John Getz plays Ray, Abby’s “other man”.
Frances McDormand plays Abby, Julian’s dissatisfied wife.
Dan Hedaya plays Julian Marty, Abby’s vengeful husband.
M. Emmet Walsh plays Loren Visser (PI) and Narrator.
Loren Visser: The world is full o' complainers. An' the fact is, nothin' comes with a guarantee. Now I don't care if you're the pope of Rome, President of the United States or Man of the Year; somethin' can all go wrong. Now go on ahead, y'know, complain, tell your problems to your neighbor, ask for help, 'n watch him fly. Now, in Russia, they got it mapped out so that everyone pulls for everyone else... that's the theory, anyway. But what I know about is Texas, an' down here... you're on your own.
Julian Marty: You know, in Greece, they would cut off the head of the messenger that would bring the bad news... Don’t come around here any more.

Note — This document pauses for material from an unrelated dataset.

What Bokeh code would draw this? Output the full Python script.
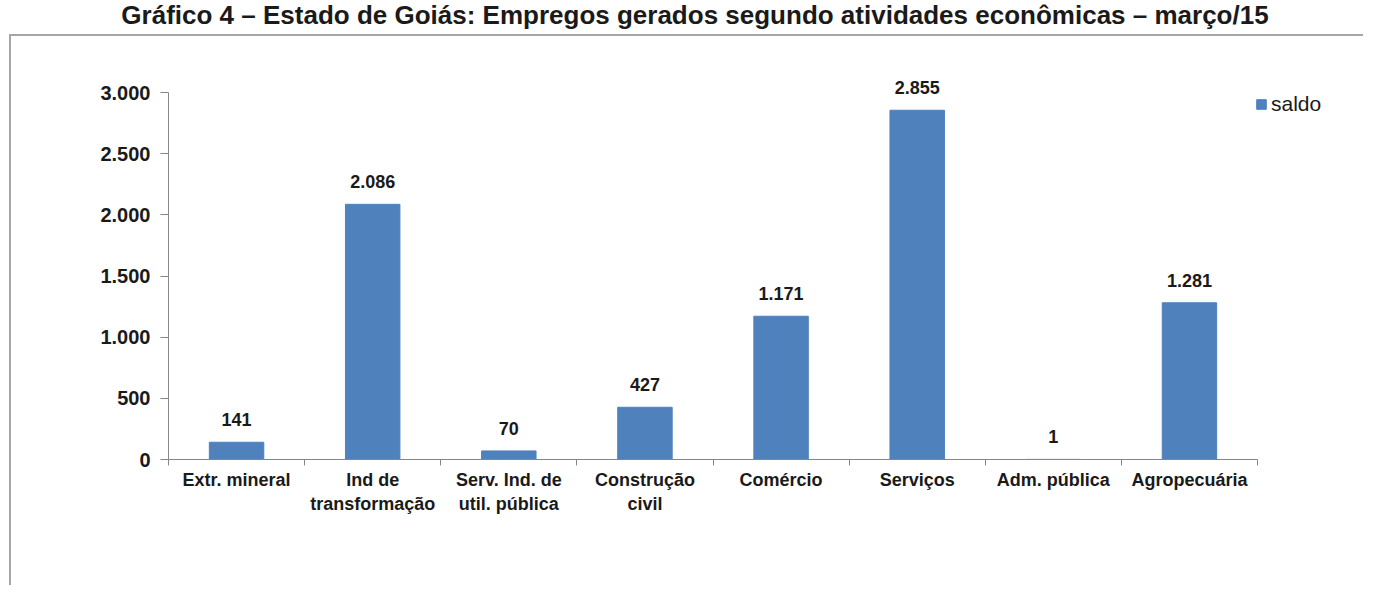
from bokeh.plotting import figure
from bokeh.layouts import column
from bokeh.models import (FixedTicker, Legend, LegendItem, Div,
                          ColumnDataSource, Range1d)
from bokeh.embed import file_html
from bokeh.resources import INLINE
from bokeh.core.properties import value

# ---- data ----
categories = ["Extr. mineral", "Ind de\ntransformação", "Serv. Ind. de\nutil. pública",
              "Construção\ncivil", "Comércio", "Serviços", "Adm. pública", "Agropecuária"]
saldo = [141, 2086, 70, 427, 1171, 2855, 1, 1281]
y_ticks = [0, 500, 1000, 1500, 2000, 2500, 3000]
y_tick_labels = ["0", "500", "1.000", "1.500", "2.000", "2.500", "3.000"]
series_name = "saldo"
title_text = "Gráfico 4 – Estado de Goiás: Empregos gerados segundo atividades econômicas – março/15"


def fmt(v):
    return f"{v:,}".replace(",", ".")


FONT = "Liberation Sans"
TXT = "#1a1a1a"
AXIS = "#868686"
BAR = "#4F81BD"
FRAME = "#a6a6a6"

n = len(categories)
xpos = [i + 0.5 for i in range(n)]
src = ColumnDataSource(dict(x=xpos, top=saldo, label=[fmt(v) for v in saldo]))

TOTAL_W = 1363
TITLE_H = 34
BOX_X = 9                      # left edge of the grey outer box
W = TOTAL_W - BOX_X
H = 585 - TITLE_H

title = Div(text=title_text, width=TOTAL_W, height=TITLE_H, margin=(0, 0, 0, 0),
            styles={"font-family": FONT, "font-weight": "bold", "font-size": "26px",
                    "color": TXT, "text-align": "center", "line-height": "30px",
                    "text-indent": "27px", "white-space": "nowrap"})

p = figure(width=W, height=H, output_backend="svg", toolbar_location=None,
           x_range=Range1d(0, n + 0.683), y_range=Range1d(0, 3261.6),
           min_border_left=168 - BOX_X, min_border_right=TOTAL_W - 1350,
           min_border_top=60 - TITLE_H, min_border_bottom=H - (459 - TITLE_H),
           margin=(0, 0, 0, BOX_X))
p.xgrid.visible = False
p.ygrid.visible = False
p.outline_line_color = None
p.border_fill_color = None
p.background_fill_color = None
# light grey outer box of the original picture (left and top edges only)
p.styles = {"background-color": "white",
            "box-shadow": f"inset 2px 2px 0 0 {FRAME}"}

r = p.vbar(x="x", top="top", width=0.4, source=src, fill_color=BAR, line_color=BAR)

p.text(x="x", y="top", text="label", source=src, text_align="center",
       text_baseline="bottom", y_offset=-16, text_font=value(FONT),
       text_font_style="bold", text_font_size="18px", text_color=TXT)

# x axis
xa = p.xaxis[0]
xa.ticker = FixedTicker(ticks=xpos, minor_ticks=list(range(n + 1)))
xa.major_label_overrides = {x: c for x, c in zip(xpos, categories)}
xa.bounds = (0, n)
xa.major_tick_out = 0
xa.major_tick_in = 0
xa.minor_tick_out = 6
xa.minor_tick_in = 0
xa.axis_line_color = AXIS
xa.minor_tick_line_color = AXIS
xa.major_label_text_font = FONT
xa.major_label_text_font_style = "bold"
xa.major_label_text_font_size = "18px"
xa.major_label_text_color = TXT
xa.major_label_standoff = 4

# y axis
ya = p.yaxis[0]
ya.ticker = FixedTicker(ticks=y_ticks)
ya.major_label_overrides = {t: l for t, l in zip(y_ticks, y_tick_labels)}
ya.bounds = (0, 3000)
ya.major_tick_out = 8
ya.major_tick_in = 0
ya.minor_tick_line_color = None
ya.axis_line_color = AXIS
ya.major_tick_line_color = AXIS
ya.major_label_text_font = FONT
ya.major_label_text_font_style = "bold"
ya.major_label_text_font_size = "20px"
ya.major_label_text_color = TXT
ya.major_label_standoff = 10

legend = Legend(items=[LegendItem(label=series_name, renderers=[r])],
                location=(1087, 343), glyph_width=12, glyph_height=12,
                label_standoff=4, padding=0, margin=0, spacing=0,
                border_line_color=None, background_fill_alpha=0,
                label_text_font=FONT, label_text_font_size="21px",
                label_text_color=TXT)
p.add_layout(legend)

layout = column(title, p, spacing=0)

open("out.html", "w").write(file_html(layout, INLINE))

If I need you, I’ll know what rock to turn over.
Julian: Come on this property again and I’ll be forced to shoot you. Fair notice.
Ray: What did he say?
Abby: Nothin’. He’s like you. He don’t say much.
Julian: Trust each other, for richer or poorer.
Vesser: Don’t say that, your marriages don’t turn out so hot.
Abby: What happened?
Ray: Cleaned it all up. But what’s important now is that we don’t go around acting half-caught... Never point a gun at a man unless you intend to kill him. And when you shoot him, make sure he’s dead or else he’ll get up and try to kill you.